Summary: Nova APIs used by fence_compute have changed
Product: Red Hat Enterprise Linux 7 Reporter: Andrew Beekhof <abeekhof>
Component: fence-agentsAssignee: Marek Grac <mgrac>
Status: CLOSED NOTABUG QA Contact: cluster-qe <cluster-qe>
Severity: urgent Docs Contact:
Priority: urgent    
Version: 7.2CC: abeekhof, cfeist, cluster-maint, eglynn, fdinitto, sbauza
Target Milestone: rc   
Target Release: ---   
Hardware: Unspecified   
OS: Unspecified   
Whiteboard:
Fixed In Version: Doc Type: Bug Fix
Doc Text:
Story Points: ---
Clone Of: Environment:
Last Closed: 2015-12-02 03:08:56 UTC Type: Bug
Regression: --- Mount Type: ---
Documentation: --- CRM:
Verified Versions: Category: ---
oVirt Team: --- RHEL 7.3 requirements from Atomic Host:
Cloudforms Team: --- Target Upstream Version:
Embargoed:
Bug Depends On:    
Bug Blocks: 1185030    

Description Andrew Beekhof 2015-11-30 09:20:53 UTC
Description of problem:

The agent we shipped for OSP7 doesn't appear to work in OSP8.
Specifically, the plug list is now UUIDs which we need to map to and from host names.
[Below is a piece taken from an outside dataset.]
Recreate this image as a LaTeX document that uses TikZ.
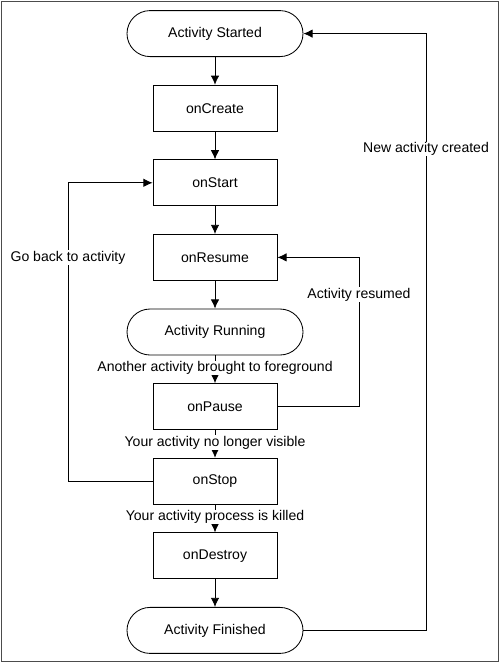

Version-Release number of selected component (if applicable):

fence-agents-all-4.0.11-27.el7.x86_64

How reproducible:

100% 

Steps to Reproduce:
fence_compute -o list (plus normal arguments)

Actual results:

a list of uuid's

Expected results:

a list of compute nodes


Additional info:

Provisional patch

[root@overcloud-controller-0 heat-admin]# diff -u /sbin/fence_compute /sbin/fence_compute.new
--- /sbin/fence_compute.new	2015-11-29 19:24:50.419784336 -0500
+++ /sbin/fence_compute	2015-11-29 22:42:02.836595219 -0500
@@ -65,12 +65,19 @@
 		}
 
 def _host_evacuate(host, on_shared_storage):
-	hypervisors = nova.hypervisors.search(host, servers=True)
-	response = []
-	for hyper in hypervisors:
-		if hasattr(hyper, 'servers'):
-			for server in hyper.servers:
-				response.append(_server_evacuate(server, on_shared_storage))
+        response = []
+        servers = nova.servers.list(search_opts={'name': host})
+        for server in servers:
+                logging.debug("Got %s" % server)
+                logging.debug("Got hypervisor name %s" % server._info['OS-EXT-SRV-ATTR:hypervisor_hostname'])
+                hypervisors = nova.hypervisors.search(server._info['OS-EXT-SRV-ATTR:hypervisor_hostname'], servers=True)
+                for hyper in hypervisors:
+                        logging.debug("Got %s" % hyper)
+                        if hasattr(hyper, 'servers'):
+                                logging.debug("Looking up servers")
+                                for instance in hyper.servers:
+                                        logging.debug("evacuating %s" % instance)
+                                        response.append(_server_evacuate(instance, on_shared_storage))
 
 def set_attrd_status(host, status, options):
 	logging.debug("Setting fencing status for %s to %s" % (host, status))
@@ -112,20 +119,32 @@
 	return
 
 def get_plugs_list(_, options):
-	result = {}
+        result = {}
+        unames = []
 
-	if nova:
-		hypervisors = nova.hypervisors.list()
-		for hypervisor in hypervisors:
-			longhost = hypervisor.hypervisor_hostname
-			if options["--action"] == "list" and options["--domain"] != "":
-				shorthost = longhost.replace("." + options["--domain"],
-                                                 "")
-				result[shorthost] = ("", None)
-			else:
-				result[longhost] = ("", None)
-	return result
+        nodes=Popen(['cibadmin', '-Q', '-o', 'nodes'], stdout=PIPE)
+        nodes.wait()
 
+        if nodes.stdout:
+                lines = nodes.stdout.readlines()
+                nodes.stdout.close()
+
+        for line in lines:
+                getNext=False
+                fields = line.split('"')
+                for field in fields:
+                        if getNext == True:
+                                unames.append(field)
+                                break
+                        elif field.strip() == "uname=":
+                                getNext=True
+
+        for uname in unames:
+                role=Popen(['crm_attribute', '-N', uname, '-n', 'osprole', '-d', 'unknown', '-q'], stdout=PIPE).communicate()[0].strip()
+                if role == "compute":
+                        result[uname] = ("", None)
+
+        return result
 
 def define_new_opts():
 	all_opt["endpoint-type"] = {

Comment 1 Eoghan Glynn 2015-11-30 11:31:06 UTC
abeekhof: can you give a concise description of what exactly has changed in the nova-api?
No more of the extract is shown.